Last, we can explore _**the relation between the centrality of a node and their total response**_. 

In classical graph theory, the degree of a node is a first-order measure of centrality. The  closeness centrality $c_i$ is defined as the sum of (geodesic) distances from node *i* to the others: $c_i = \sum_{k=1}^N D_{ik}$. Both degree and closeness centrality are typically related via a negative correlation: the more connected a node (like a hub), the closer it is on average to other nodes via network paths.

Analogously, closeness centrality can be defined from the time-to-peak distance matrix as $c_i = \sum_{k=1}^N  D^{ttp}_{ik}$. Below, we compare this closeness centrality with the degree and the total node responses.

In [None]:
# Compute closeness centrality from time-to-peak distances
c_nodes = ttpdist.sum(axis=1)

plt.figure(figsize=(10,3))
# Compare centrality with degree
plt.subplot(1,2,1)
for i in range(N):
    plt.scatter(deg[i],c_nodes[i])
plt.xlabel( 'Degree of Node, $k_i$' )
plt.ylabel( 'Closeness cent.' )

# Compare centrality with total node responses
plt.subplot(1,2,2)
for i in range(N):
    plt.scatter(totr_nodes[i],c_nodes[i])
plt.xlabel( 'Total node resp.  $\\bar{r}_i$' )
plt.ylabel( 'Closeness cent.')

plt.tight_layout()

We see the expected negative correlations in both figures, the second one following because the degree and the total response are positively correlated. This shows that, for this example small network, nodes that have high degree (a local property) are also those "important" for the centrality (a global property that takes the whole network into account).

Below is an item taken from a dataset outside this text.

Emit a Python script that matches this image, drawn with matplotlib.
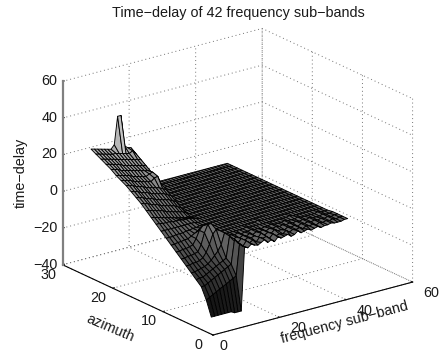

Note that the claimed correspondance between geodesic distance and time-to-peak is valid **because the considered network is binary = unweighted**. However, the dynamical measures here proposed are also straight-forwardly applicable to weighted networks, unlike many graph metrics: for instance, a weight could correspond to a cost (like with the geodesic distance) or an efficacy to propagate the signal. Care must thus be taken when applying and interpreting spatio-temporal measures applied to a particular network. See [Weighted Networks](6_Basics_WeightedNets.ipynb) for examples of the applications to weighted cases.